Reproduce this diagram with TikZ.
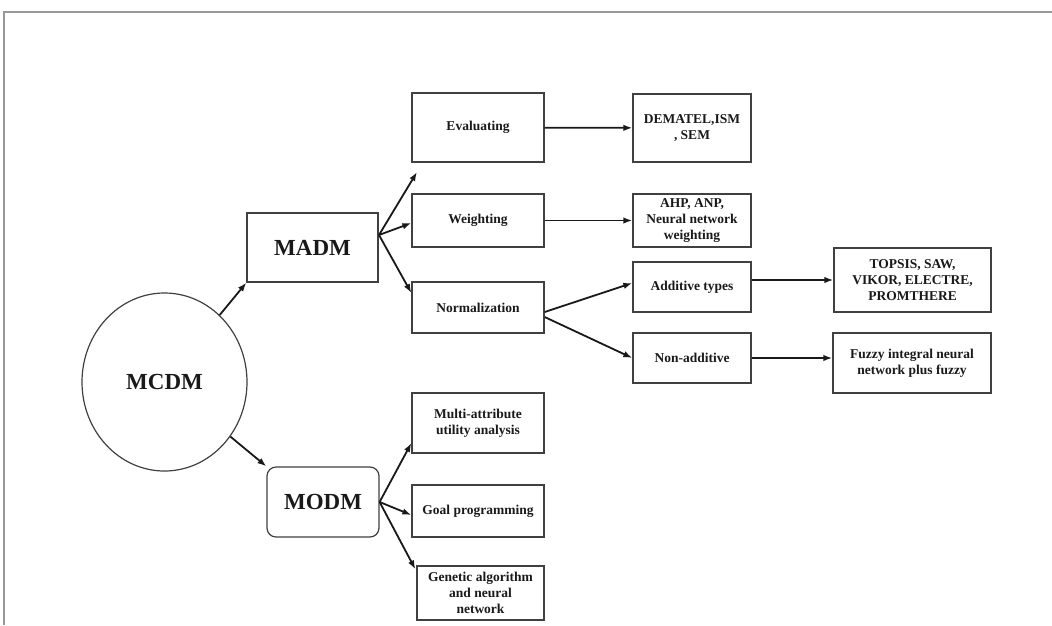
\documentclass[tikz,border=0pt]{standalone}
\usepackage{fontspec}
\setmainfont{Liberation Serif}
\usetikzlibrary{arrows.meta,shapes.geometric}

\begin{document}
\begin{tikzpicture}[x=1pt,y=-1pt,
    box/.style ={rectangle, draw=black!75, line width=1.3pt, inner sep=0pt, align=center, text=black!90,
      font=\fontsize{13.5}{16}\selectfont\bfseries},
    topbox/.style ={draw=black!75, line width=1.2pt, inner sep=0pt, text=black!90,
      font=\fontsize{23}{27}\selectfont\bfseries},
    link/.style ={line width=1.8pt, black!90, -{Latex[length=9pt,width=6.5pt]}}]
   \useasboundingbox (0,0) rectangle (1052,625);
   \draw[black!40, line width=1.6pt] (4,625) -- (4,12) -- (1052,12);
   % top levels
   \node[topbox, ellipse, minimum width=165, minimum height=178] (mcdm) at (164.5,382) {MCDM};
   \node[topbox, rectangle, minimum width=131, minimum height=69] (madm) at (312.5,247.5) {MADM};
   \node[topbox, rectangle, rounded corners=9pt, minimum width=112, minimum height=70] (modm) at (323,502) {MODM};
   % MADM branch
   \node[box, minimum width=132, minimum height=69] (eval)   at (478,127.5) {Evaluating};
   \node[box, minimum width=132, minimum height=53] (weight) at (478,220.5) {Weighting};
   \node[box, minimum width=132, minimum height=51] (norm)   at (478,307.5) {Normalization};
   \node[box, minimum width=118, minimum height=68] (dematel) at (692,128) {DEMATEL,ISM\\, SEM};
   \node[box, minimum width=118, minimum height=53] (ahp)     at (692,220.5) {AHP, ANP,\\Neural network\\weighting};
   \node[box, minimum width=118, minimum height=50] (add)     at (692,287) {Additive types};
   \node[box, minimum width=118, minimum height=50] (nonadd)  at (692,358) {Non-additive};
   \node[box, minimum width=157, minimum height=64] (topsis)  at (912.5,280) {TOPSIS, SAW,\\VIKOR, ELECTRE,\\PROMTHERE};
   \node[box, minimum width=158, minimum height=60] (fuzzy)   at (912,363) {Fuzzy integral neural\\network plus fuzzy};
   % MODM branch
   \node[box, minimum width=132, minimum height=60] (multi) at (478,423) {Multi-attribute\\utility analysis};
   \node[box, minimum width=132, minimum height=52] (goal)  at (478,511) {Goal programming};
   \node[box, minimum width=127, minimum height=54] (gen)   at (480.5,593) {Genetic algorithm\\and neural\\network};
   \coordinate (madmout) at (379,235);
   \coordinate (evalin) at (417,172);

   \draw[link] (mcdm) -- (madm.south west);
   \draw[link] (mcdm) -- (modm.north west);
   \draw[link] (madmout) -- (evalin);
   \draw[link] (madmout) -- ([yshift=-2.5pt]weight.west);
   \draw[link] (madmout) -- ([yshift=14.5pt]norm.west);
   \draw[link] (eval) -- (dematel);
   \draw[link] (weight) -- (ahp);
   \draw[link] ([yshift=-4.5pt]norm.east) -- ([yshift=4pt]add.west);
   \draw[link] ([yshift=-9.5pt]norm.east) -- (nonadd.west);
   \draw[link] (topsis.west -| add.east) -- (topsis.west);
   \draw[link] (nonadd.east) -- (nonadd.east -| fuzzy.west);
   \draw[link] (modm.east) -- ([yshift=-20pt]multi.west);
   \draw[link] (modm.east) -- ([yshift=-4pt]goal.west);
   \draw[link] (modm.east) -- ([xshift=-1pt,yshift=-4pt]gen.north west);
 \end{tikzpicture}
\end{document}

——

What is required:
Output the material word for word, omitting its pictures.

Solution for this problem:
Reproduce this diagram with TikZ.
\documentclass[tikz,border=0pt]{standalone}
\usepackage{fontspec}
\setmainfont{Liberation Serif}
\usetikzlibrary{arrows.meta,shapes.geometric}

\begin{document}
\begin{tikzpicture}[x=1pt,y=-1pt,
    box/.style ={rectangle, draw=black!75, line width=1.3pt, inner sep=0pt, align=center, text=black!90,
      font=\fontsize{13.5}{16}\selectfont\bfseries},
    topbox/.style ={draw=black!75, line width=1.2pt, inner sep=0pt, text=black!90,
      font=\fontsize{23}{27}\selectfont\bfseries},
    link/.style ={line width=1.8pt, black!90, -{Latex[length=9pt,width=6.5pt]}}]
   \useasboundingbox (0,0) rectangle (1052,625);
   \draw[black!40, line width=1.6pt] (4,625) -- (4,12) -- (1052,12);
   % top levels
   \node[topbox, ellipse, minimum width=165, minimum height=178] (mcdm) at (164.5,382) {MCDM};
   \node[topbox, rectangle, minimum width=131, minimum height=69] (madm) at (312.5,247.5) {MADM};
   \node[topbox, rectangle, rounded corners=9pt, minimum width=112, minimum height=70] (modm) at (323,502) {MODM};
   % MADM branch
   \node[box, minimum width=132, minimum height=69] (eval)   at (478,127.5) {Evaluating};
   \node[box, minimum width=132, minimum height=53] (weight) at (478,220.5) {Weighting};
   \node[box, minimum width=132, minimum height=51] (norm)   at (478,307.5) {Normalization};
   \node[box, minimum width=118, minimum height=68] (dematel) at (692,128) {DEMATEL,ISM\\, SEM};
   \node[box, minimum width=118, minimum height=53] (ahp)     at (692,220.5) {AHP, ANP,\\Neural network\\weighting};
   \node[box, minimum width=118, minimum height=50] (add)     at (692,287) {Additive types};
   \node[box, minimum width=118, minimum height=50] (nonadd)  at (692,358) {Non-additive};
   \node[box, minimum width=157, minimum height=64] (topsis)  at (912.5,280) {TOPSIS, SAW,\\VIKOR, ELECTRE,\\PROMTHERE};
   \node[box, minimum width=158, minimum height=60] (fuzzy)   at (912,363) {Fuzzy integral neural\\network plus fuzzy};
   % MODM branch
   \node[box, minimum width=132, minimum height=60] (multi) at (478,423) {Multi-attribute\\utility analysis};
   \node[box, minimum width=132, minimum height=52] (goal)  at (478,511) {Goal programming};
   \node[box, minimum width=127, minimum height=54] (gen)   at (480.5,593) {Genetic algorithm\\and neural\\network};
   \coordinate (madmout) at (379,235);
   \coordinate (evalin) at (417,172);

   \draw[link] (mcdm) -- (madm.south west);
   \draw[link] (mcdm) -- (modm.north west);
   \draw[link] (madmout) -- (evalin);
   \draw[link] (madmout) -- ([yshift=-2.5pt]weight.west);
   \draw[link] (madmout) -- ([yshift=14.5pt]norm.west);
   \draw[link] (eval) -- (dematel);
   \draw[link] (weight) -- (ahp);
   \draw[link] ([yshift=-4.5pt]norm.east) -- ([yshift=4pt]add.west);
   \draw[link] ([yshift=-9.5pt]norm.east) -- (nonadd.west);
   \draw[link] (topsis.west -| add.east) -- (topsis.west);
   \draw[link] (nonadd.east) -- (nonadd.east -| fuzzy.west);
   \draw[link] (modm.east) -- ([yshift=-20pt]multi.west);
   \draw[link] (modm.east) -- ([yshift=-4pt]goal.west);
   \draw[link] (modm.east) -- ([xshift=-1pt,yshift=-4pt]gen.north west);
 \end{tikzpicture}
\end{document}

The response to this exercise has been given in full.